Peanut farmers going 'green'
U.S. peanut farmers are adapting more environmentally-favorable crop production practices, according to the U.S. Department of Agriculture's (USDA) Agricultural Resource Management Survey.
According to the latest survey data available (2004), USA peanut farmers reduced their pesticide usage by 13% versus five years earlier. In addition, significantly less fertilizer is applied to peanuts than corn and cotton, according to the USDA Survey. The survey reported that U.S. farmers applied 96.1% less nitrogen to peanuts than corn (15.9 lbs/acre vs 152.0 lbs/acre) and 93% less than cotton (96.1 lbs/acre) in 2004.

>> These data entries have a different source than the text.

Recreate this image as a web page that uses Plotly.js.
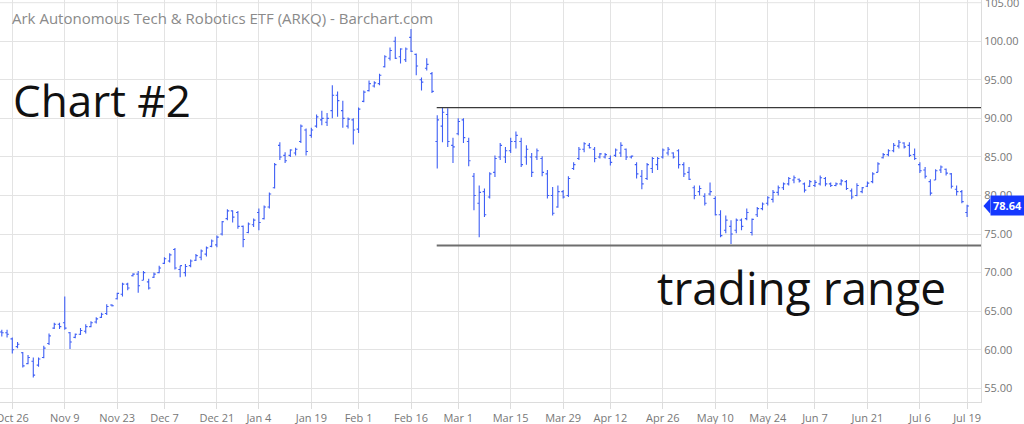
<!DOCTYPE html>
<html>
<head>
<meta charset="utf-8">
<script src="https://cdn.plot.ly/plotly-3.0.1.min.js"></script>
<style>html,body{margin:0;padding:0;background:#fff;}#chart{width:1024px;height:424px;}</style>
</head>
<body>
<div id="chart"></div>
<script>
// Trading days: weekdays from 2020-10-22 to 2021-07-19, market holidays skipped
const startDate = '2020-10-22';
const endDate = '2021-07-19';
const holidays = ['2020-11-26','2020-12-25','2021-01-01','2021-01-18','2021-02-15','2021-04-02','2021-05-31','2021-07-05'];

const openPrices = [62.3,62.2,61.4,60.4,59.6,58.2,58.5,58.0,59.0,60.8,62.8,63.3,63.5,62.2,61.6,62.0,62.4,63.0,63.6,64.2,64.7,65.8,66.6,67.2,68.5,69.6,69.8,69.0,68.8,69.4,70.0,71.2,71.5,73.0,70.4,70.0,70.9,71.6,72.0,72.4,73.4,73.6,75.0,77.0,78.0,77.8,76.0,75.2,76.2,77.8,77.0,78.5,81.0,86.5,85.2,85.2,85.5,87.0,88.5,87.8,89.0,89.8,89.5,91.0,93.0,91.0,89.0,89.8,88.6,92.2,93.6,94.2,94.5,96.7,97.8,100.0,98.0,97.6,100.5,98.3,95.0,96.5,95.8,87.0,89.0,90.5,86.5,88.0,89.8,87.0,82.5,79.0,80.5,79.8,83.0,85.0,85.0,85.8,87.0,87.0,85.0,85.0,85.0,84.8,82.8,80.0,78.5,80.5,80.0,83.5,84.8,86.0,86.5,86.0,85.0,85.0,84.8,85.2,85.5,86.0,85.0,84.0,82.5,82.2,83.5,84.0,85.0,85.5,85.5,85.8,84.0,83.0,81.0,80.5,79.9,80.2,79.6,77.5,75.5,76.0,75.5,76.8,77.0,75.2,77.5,78.3,79.0,79.5,80.4,81.0,81.5,82.0,82.1,81.5,81.2,81.3,81.5,82.2,81.5,81.3,81.5,81.8,80.6,80.0,80.5,81.2,81.8,83.0,84.9,85.3,85.8,86.4,86.8,86.5,85.3,84.0,83.3,81.8,82.0,83.3,83.4,82.8,80.8,80.5,77.8];
const highPrices = [62.6,62.6,61.6,61.0,59.7,59.3,59.0,59.0,60.5,62.1,63.5,63.5,66.9,62.3,62.1,62.8,63.3,63.7,64.2,64.8,65.9,65.9,67.4,68.7,68.7,69.9,70.2,70.2,69.2,70.0,70.9,72.0,72.5,73.2,70.9,71.1,71.7,72.4,73.0,73.4,74.3,74.8,76.7,78.2,78.1,78.0,76.1,76.5,77.0,78.3,78.7,80.4,84.2,86.9,85.6,86.0,86.2,89.2,88.7,88.8,90.5,91.0,90.7,94.3,93.5,92.3,90.1,90.0,91.4,93.6,94.9,94.8,95.8,98.2,99.2,100.6,99.1,99.2,101.6,98.4,95.3,97.8,96.0,90.4,91.4,91.3,87.5,90.0,90.0,87.5,82.9,81.3,80.9,83.0,85.2,86.8,86.3,87.5,88.3,87.5,86.5,85.5,86.1,85.1,83.3,81.1,81.3,80.7,82.5,84.3,86.3,86.9,86.8,86.3,85.5,85.5,85.2,86.1,86.9,86.1,85.2,84.3,83.3,84.2,85.0,85.0,86.1,86.3,85.6,86.0,84.3,83.7,81.3,81.3,80.3,81.7,79.9,78.1,77.4,76.8,77.0,77.0,78.3,77.0,78.5,79.1,79.9,80.7,81.3,81.7,82.4,82.6,82.2,81.7,82.0,82.0,82.6,82.4,81.7,81.7,82.1,82.0,80.9,81.6,81.1,81.8,83.0,84.3,85.5,86.0,86.8,87.2,86.9,86.9,86.1,84.3,83.7,82.1,83.4,83.9,83.5,82.9,81.3,80.7,78.8];
const lowPrices = [61.7,61.6,59.5,60.2,57.7,58.1,56.4,57.8,58.9,60.6,62.7,62.7,62.6,60.1,61.5,61.9,62.1,62.9,63.4,64.1,64.5,65.6,66.5,66.9,67.7,69.5,67.4,69.0,67.8,69.3,69.9,71.1,71.3,70.4,69.4,69.5,70.7,71.5,71.6,72.1,73.3,73.3,74.8,76.8,76.5,75.7,73.3,75.1,75.9,75.5,76.9,78.3,80.9,84.6,84.2,85.0,85.2,86.8,85.2,87.5,88.8,89.1,89.0,90.0,90.2,88.8,88.7,86.6,88.1,92.1,93.5,94.0,94.3,96.6,97.5,97.7,97.1,97.3,98.6,95.6,93.6,96.2,93.3,83.5,86.9,86.3,84.2,87.8,86.8,83.8,78.1,74.6,77.2,79.6,82.4,84.6,84.2,85.5,86.1,83.7,84.0,82.4,84.6,82.5,79.6,77.4,78.4,79.6,79.8,83.3,84.6,85.6,86.1,84.3,84.8,84.8,83.9,85.0,85.0,84.6,84.8,82.2,80.8,82.0,82.9,83.3,84.8,85.2,84.8,83.5,82.4,82.0,79.5,80.0,78.7,80.0,77.4,74.6,75.1,73.7,75.1,75.5,76.8,74.8,77.2,78.1,78.7,79.1,80.0,80.7,81.3,81.6,81.7,80.4,81.1,81.1,81.3,81.2,81.1,81.2,81.3,80.7,79.5,79.9,80.3,81.1,81.6,83.0,84.8,85.1,85.6,86.1,86.1,85.0,84.6,82.9,82.2,80.0,82.0,82.9,82.6,80.9,80.0,79.0,77.2];
const closePrices = [62.2,62.0,60.0,60.7,57.9,59.0,56.7,58.8,60.2,61.8,63.3,63.0,62.8,61.0,62.0,62.5,63.0,63.5,64.0,64.6,65.6,65.7,67.3,68.5,68.0,69.8,68.3,70.0,68.0,69.8,70.6,71.8,72.3,70.6,70.9,70.8,71.5,72.2,72.8,73.2,74.1,74.6,76.6,78.0,77.2,76.0,74.3,76.3,76.8,76.5,78.5,80.2,84.0,85.0,84.5,85.9,86.0,89.0,85.7,88.5,90.2,90.0,90.0,93.0,92.3,90.0,89.9,88.5,91.2,93.4,94.5,94.6,95.6,98.0,98.8,97.8,99.0,99.0,98.7,96.8,94.7,97.0,93.5,89.8,90.8,87.0,86.3,89.6,87.5,84.5,80.0,80.4,77.5,82.8,84.8,86.5,85.8,87.0,87.8,84.0,86.0,83.0,85.8,83.0,80.0,77.7,80.5,79.8,82.2,84.0,86.0,86.7,86.2,84.8,85.4,85.3,84.3,85.9,86.5,85.0,85.1,82.8,81.5,84.0,84.8,84.8,85.9,86.0,85.0,84.0,82.8,82.1,80.0,80.9,79.0,80.5,77.5,74.8,76.8,75.0,76.8,76.0,77.8,76.9,78.3,78.9,79.7,80.4,81.0,81.5,82.2,82.3,81.9,80.7,81.8,81.7,82.3,81.5,81.3,81.5,81.9,80.9,79.8,81.3,81.0,81.6,82.8,84.1,85.3,85.8,86.5,86.9,86.3,85.2,84.8,83.2,82.5,80.3,83.2,83.7,82.9,81.2,80.5,79.2,78.64];

const tickDates = ['2020-10-26','2020-11-09','2020-11-23','2020-12-07','2020-12-21','2021-01-04','2021-01-19','2021-02-01','2021-02-16','2021-03-01','2021-03-15','2021-03-29','2021-04-12','2021-04-26','2021-05-10','2021-05-24','2021-06-07','2021-06-21','2021-07-06','2021-07-19'];
const tickLabels = ['Oct 26','Nov 9','Nov 23','Dec 7','Dec 21','Jan 4','Jan 19','Feb 1','Feb 16','Mar 1','Mar 15','Mar 29','Apr 12','Apr 26','May 10','May 24','Jun 7','Jun 21','Jul 6','Jul 19'];
const priceTicks = [55, 60, 65, 70, 75, 80, 85, 90, 95, 100];
const topPriceTick = 105;

const rangeStartDate = '2021-02-23';
const rangeTop = 91.4;
const rangeBottom = 73.5;
const lastPrice = 78.64;

function tradingDays(a, b, skip) {
  const out = [];
  const d = new Date(a + 'T00:00:00Z');
  const e = new Date(b + 'T00:00:00Z');
  while (d <= e) {
    const wd = d.getUTCDay();
    const s = d.toISOString().slice(0, 10);
    if (wd !== 0 && wd !== 6 && skip.indexOf(s) < 0) out.push(s);
    d.setUTCDate(d.getUTCDate() + 1);
  }
  return out;
}
const dates = tradingDays(startDate, endDate, holidays);

const barColor = '#3f5ff5';
const gridColor = '#e3e3e3';
const font = 'Open Sans, Noto Sans, sans-serif';
const tickFont = {family: font, size: 11, color: '#777'};

const xMin = -0.345, xMax = 186.65;
const startIdx = dates.indexOf(rangeStartDate) - 0.1;

const trace = {
  type: 'ohlc',
  x: dates,
  open: openPrices,
  high: highPrices,
  low: lowPrices,
  close: closePrices,
  increasing: {line: {color: barColor, width: 1.1}},
  decreasing: {line: {color: barColor, width: 1.1}},
  tickwidth: 0.35,
  hoverinfo: 'skip'
};

const layout = {
  width: 1024, height: 424,
  margin: {l: 0, r: 43, t: 0, b: 22},
  paper_bgcolor: '#fff', plot_bgcolor: '#fff',
  showlegend: false,
  font: {family: font, color: '#777'},
  title: {
    text: 'Ark Autonomous Tech & Robotics ETF (ARKQ) - Barchart.com',
    x: 12/1024, xanchor: 'left', xref: 'container',
    y: 1 - 19/424, yanchor: 'middle', yref: 'container',
    font: {family: font, size: 15, color: '#8a8a8a'}
  },
  xaxis: {
    type: 'category',
    range: [xMin, xMax],
    rangeslider: {visible: false},
    tickvals: tickDates, ticktext: tickLabels,
    showgrid: true, gridcolor: gridColor, gridwidth: 1,
    showline: true, linecolor: '#dcdcdc', linewidth: 1,
    ticks: 'outside', ticklen: 6, tickcolor: '#dcdcdc',
    tickfont: tickFont,
    fixedrange: true
  },
  yaxis: {
    side: 'right',
    range: [53.22, 105.35],
    tickmode: 'array', tickvals: priceTicks,
    ticktext: priceTicks.map(v => v.toFixed(2)),
    showgrid: true, gridcolor: gridColor, gridwidth: 1,
    zeroline: false,
    showline: true, linecolor: '#dcdcdc', linewidth: 1,
    ticks: '',
    tickfont: tickFont,
    fixedrange: true
  },
  shapes: [
    {type: 'line', xref: 'paper', yref: 'y', x0: 0, x1: 1, y0: topPriceTick, y1: topPriceTick, line: {color: gridColor, width: 1}, layer: 'below'},
    {type: 'line', xref: 'x', yref: 'y', x0: startIdx, x1: xMax, y0: rangeTop, y1: rangeTop, line: {color: '#3a3a3a', width: 1.3}},
    {type: 'line', xref: 'x', yref: 'y', x0: startIdx, x1: xMax, y0: rangeBottom, y1: rangeBottom, line: {color: '#6e6e6e', width: 2}},
    {type: 'path', xref: 'paper', yref: 'y', path: 'M 1.0025 ' + lastPrice + ' L 1.0095 ' + (lastPrice + 1.0) + ' L 1.0095 ' + (lastPrice - 1.0) + ' Z', fillcolor: '#1538ff', line: {width: 0}}
  ],
  annotations: [
    {text: 'Chart #2', xref: 'paper', yref: 'paper', x: 11/981, y: 1 - 100/402, xanchor: 'left', yanchor: 'middle', showarrow: false, font: {family: font, size: 44, color: '#111'}},
    {text: 'trading range', xref: 'paper', yref: 'paper', x: 655/981, y: 1 - 287/402, xanchor: 'left', yanchor: 'middle', showarrow: false, font: {family: font, size: 46, color: '#111'}},
    {text: '<b>' + lastPrice.toFixed(2) + '</b>', xref: 'paper', yref: 'y', x: 1.0095, y: lastPrice, xanchor: 'left', yanchor: 'middle', showarrow: false, bgcolor: '#1538ff', borderpad: 2, font: {family: font, size: 11, color: '#fff'}},
    {text: topPriceTick.toFixed(2), xref: 'paper', yref: 'y', x: 1, y: topPriceTick, xanchor: 'left', yanchor: 'middle', xshift: 3, showarrow: false, borderpad: 0, font: tickFont}
  ]
};

Plotly.newPlot('chart', [trace], layout, {staticPlot: true, displayModeBar: false});
</script>
</body>
</html>
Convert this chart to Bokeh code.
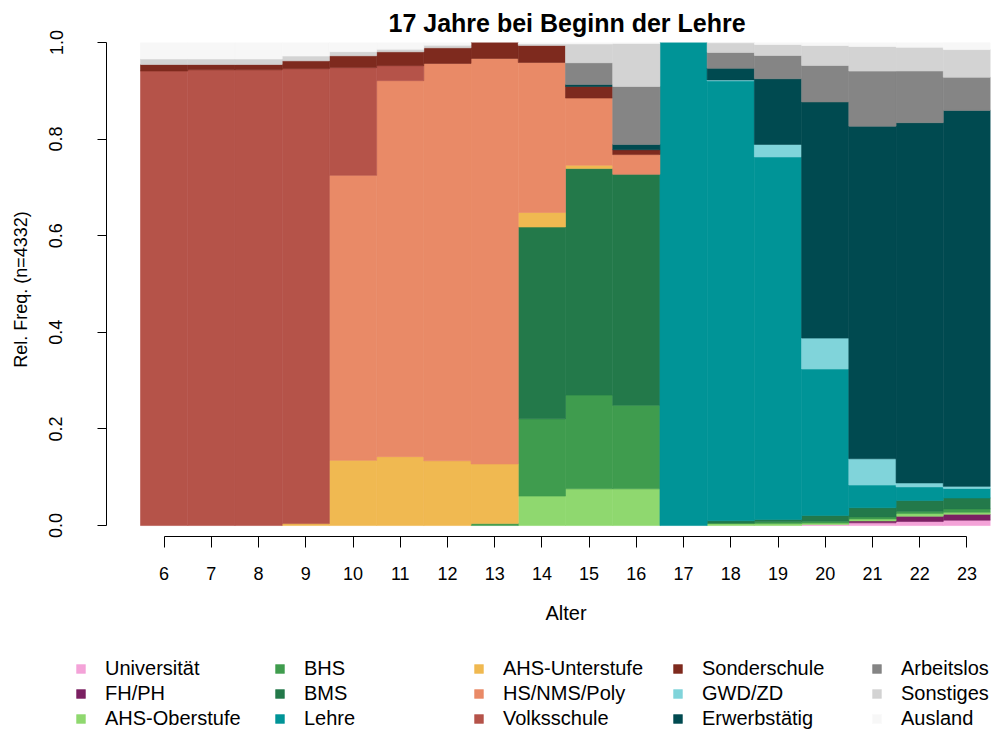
from bokeh.plotting import figure
from bokeh.models import (ColumnDataSource, Range1d, LinearAxis, FixedTicker,
                          PrintfTickFormatter, Legend, LegendItem, Title)
from bokeh.embed import file_html
from bokeh.resources import INLINE

ages = list(range(6, 24))

states = ["Universität", "FH/PH", "AHS-Oberstufe", "BHS", "BMS", "Lehre",
          "AHS-Unterstufe", "HS/NMS/Poly", "Volksschule", "Sonderschule",
          "GWD/ZD", "Erwerbstätig", "Arbeitslos", "Sonstiges", "Ausland"]

colors = ["#F4A3D8", "#7B2062", "#8FD86F", "#3F9C4E", "#23794A", "#009497",
          "#F0B951", "#E98A67", "#B55349", "#7E2A1E", "#80D4DA", "#004A50",
          "#858585", "#D3D3D3", "#F7F7F7"]

# ages:           6       7       8       9       10      11      12      13      14      15      16      17     18      19      20      21      22      23
universitaet = [0,      0,      0,      0,      0,      0,      0,      0,      0,      0,      0,      0,     0,      0,      0.002,  0.0056, 0.0083, 0.011]
fh_ph        = [0,      0,      0,      0,      0,      0,      0,      0,      0,      0,      0,      0,     0,      0,      0,      0.004,  0.011,  0.0124]
ahs_ober     = [0,      0,      0,      0,      0,      0,      0,      0,      0.061,  0.076,  0.076,  0,     0.004,  0.004,  0.003,  0.004,  0.0055, 0.004]
bhs          = [0,      0,      0,      0,      0,      0,      0,      0.004,  0.160,  0.194,  0.173,  0,     0.001,  0.0036, 0.004,  0.0042, 0.0048, 0.007]
bms          = [0,      0,      0,      0,      0,      0,      0,      0,      0.397,  0.469,  0.478,  0,     0.005,  0.0048, 0.0117, 0.0192, 0.0221, 0.0227]
lehre        = [0,      0,      0,      0,      0,      0,      0,      0,      0,      0,      0,      1.0,   0.9105, 0.7506, 0.3033, 0.0468, 0.0283, 0.0198]
ahs_unter    = [0,      0,      0,      0.004,  0.135,  0.1426, 0.134,  0.1235, 0.030,  0.007,  0,      0,     0,      0,      0,      0,      0,      0]
hs_nms_poly  = [0,      0,      0,      0,      0.590,  0.7784, 0.8226, 0.8395, 0.3107, 0.139,  0.041,  0,     0,      0,      0,      0,      0,      0]
volksschule  = [0.941,  0.9435, 0.9435, 0.9417, 0.223,  0.031,  0,      0,      0,      0,      0,      0,     0,      0,      0,      0,      0,      0]
sonderschule = [0.0135, 0.011,  0.011,  0.0163, 0.0245, 0.0287, 0.0324, 0.033,  0.0353, 0.024,  0.010,  0,     0,      0,      0,      0,      0,      0]
gwd_zd       = [0,      0,      0,      0,      0,      0,      0,      0,      0,      0,      0,      0,     0.002,  0.026,  0.064,  0.0544, 0.0082, 0.0042]
erwerb       = [0,      0,      0,      0,      0,      0,      0,      0,      0,      0.004,  0.011,  0,     0.024,  0.136,  0.489,  0.6886, 0.7458, 0.7783]
arbeitslos   = [0,      0,      0,      0,      0,      0,      0,      0,      0,      0.045,  0.120,  0,     0.033,  0.048,  0.0755, 0.114,  0.107,  0.0685]
sonstiges    = [0.0115, 0.0115, 0.0115, 0.010,  0.0085, 0.0053, 0.0055, 0,      0.003,  0.039,  0.089,  0,     0.020,  0.023,  0.0415, 0.051,  0.049,  0.0575]
ausland      = [0.034,  0.034,  0.034,  0.028,  0.019,  0.014,  0.0055, 0,      0.003,  0.003,  0.002,  0,     0.0014, 0.004,  0.006,  0.008,  0.010,  0.0145]

series = [universitaet, fh_ph, ahs_ober, bhs, bms, lehre, ahs_unter, hs_nms_poly,
          volksschule, sonderschule, gwd_zd, erwerb, arbeitslos, sonstiges, ausland]

y_ticks = [0.0, 0.2, 0.4, 0.6, 0.8, 1.0]

FONT = "Liberation Sans"

p = figure(width=994, height=640, output_backend="svg", toolbar_location=None,
           x_range=Range1d(4.78, 23.5), y_range=Range1d(-0.0227, 1.0),
           x_axis_location=None, y_axis_location=None,
           min_border_left=106, min_border_right=4, min_border_top=42,
           min_border_bottom=103)
p.outline_line_color = None
p.xgrid.visible = False
p.ygrid.visible = False
p.background_fill_color = "white"
p.border_fill_color = "white"

p.title.text = "17 Jahre bei Beginn der Lehre"
p.title.text_font = FONT
p.title.text_font_size = "25px"
p.title.text_font_style = "bold"
p.title.text_color = "black"
p.title.align = "left"
p.title.offset = 282
p.title.standoff = 11

# stacked bars, bottoms/tops built from the series above
sources = []
cum = [0.0] * len(ages)
for name, vals, col in zip(states, series, colors):
    xs, bots, tops = [], [], []
    for a, b, v in zip(ages, cum, vals):
        if v > 0:
            xs.append(a)
            bots.append(b)
            tops.append(b + v)
    src = ColumnDataSource(dict(x=xs, bottom=bots, top=tops))
    sources.append(src)
    p.vbar(x="x", bottom="bottom", top="top", width=1.0, source=src,
           fill_color=col, line_color=col, line_width=0.6)
    cum = [b + v for b, v in zip(cum, vals)]

xaxis = LinearAxis(bounds=(6, 23), ticker=FixedTicker(ticks=ages))
yaxis = LinearAxis(bounds=(0, 1), ticker=FixedTicker(ticks=y_ticks),
                   formatter=PrintfTickFormatter(format="%.1f"),
                   axis_label="Rel. Freq. (n=4332)")
for ax in (xaxis, yaxis):
    ax.axis_line_color = "black"
    ax.major_tick_line_color = "black"
    ax.major_tick_in = 0
    ax.minor_tick_line_color = None
    ax.major_label_text_font = FONT
    ax.major_label_text_font_size = "18px"
    ax.major_label_text_color = "black"
    ax.axis_label_text_font = FONT
    ax.axis_label_text_font_size = "18px"
    ax.axis_label_text_font_style = "normal"
    ax.axis_label_text_color = "black"

xaxis.major_tick_out = 11
xaxis.major_label_standoff = 19
yaxis.major_tick_out = 9
yaxis.major_label_orientation = "vertical"
yaxis.major_label_standoff = 35
yaxis.axis_label_standoff = 16

p.add_layout(xaxis, "below")
p.add_layout(yaxis, "left")

# x-axis title, centred like the main title
xtitle = Title(text="Alter", align="left", offset=439, standoff=34,
               text_font=FONT, text_font_size="20px", text_font_style="normal",
               text_color="black")
p.add_layout(xtitle, "below")

# legend panel below the plot: key glyphs share the bar sources (kept off-view)
lg = figure(width=994, height=95, output_backend="svg", toolbar_location=None,
            x_range=Range1d(-20, -19), y_range=Range1d(-20, -19),
            x_axis_location=None, y_axis_location=None,
            min_border_left=0, min_border_right=0, min_border_top=0,
            min_border_bottom=0)
lg.outline_line_color = None
lg.xgrid.visible = False
lg.ygrid.visible = False
keys = []
for src, col in zip(sources, colors):
    keys.append(lg.vbar(x="x", bottom="bottom", top="top", width=1.0,
                        source=src, fill_color=col, line_color=col,
                        line_width=0.6))

items = [LegendItem(label=lab, renderers=[r]) for lab, r in zip(states, keys)]
legend = Legend(items=items, orientation="vertical", nrows=3,
                location=(75, 5))
legend.label_text_font = FONT
legend.label_text_font_size = "20px"
legend.label_text_color = "black"
legend.glyph_width = 11
legend.glyph_height = 11
legend.label_standoff = 19
legend.label_width = 167
legend.label_height = 20
legend.spacing = 2
legend.padding = 0
legend.margin = 0
legend.border_line_color = None
legend.background_fill_alpha = 0
lg.add_layout(legend, "center")

open("out.html", "w").write(file_html([p, lg], INLINE))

USA farmers also applied 58.8% less phosphorus to peanuts than corn (44.1 lbs/acre vs 71.3 lbs/acre) and 48.1% less than cotton (55.8 lbs/acre), the survey showed. USA farmers also applied 53.6% less potassium to peanuts than corn (64.2 lbs/acre vs 102.0 lbs/acre) and 49.6% less than cotton (89.9 lbs/acre), according to the USDA survey.
USA peanut farmers are increasingly adopting conservation tillage practices, according to the USDA Survey which showed that 14.7% of the crop was produced in conservation/reduced tillage systems in 2004, up 3.7 fold from 5 years earlier. Today the percentage of the USA peanut crop produced in conservation/reduced tillage systems is estimated at 30%, according to Marshall Lamb, Lead Researcher, USDA/Agricultural Research Service/National Peanut Research Laboratory. The benefits of this trend are increased soil carbon sequestration, thus reducing carbon emissions, and increased water holding capacity in soils thereby reducing irrigation requirements.
"USA peanut farmers are responsible stewards of our land," says National Peanut Board chairman and Virginia peanut farmer Jeffrey Pope in a National Peanut Board report. "We know that is in our best interest, as well as the best interest of our customers, our communities, and our planet."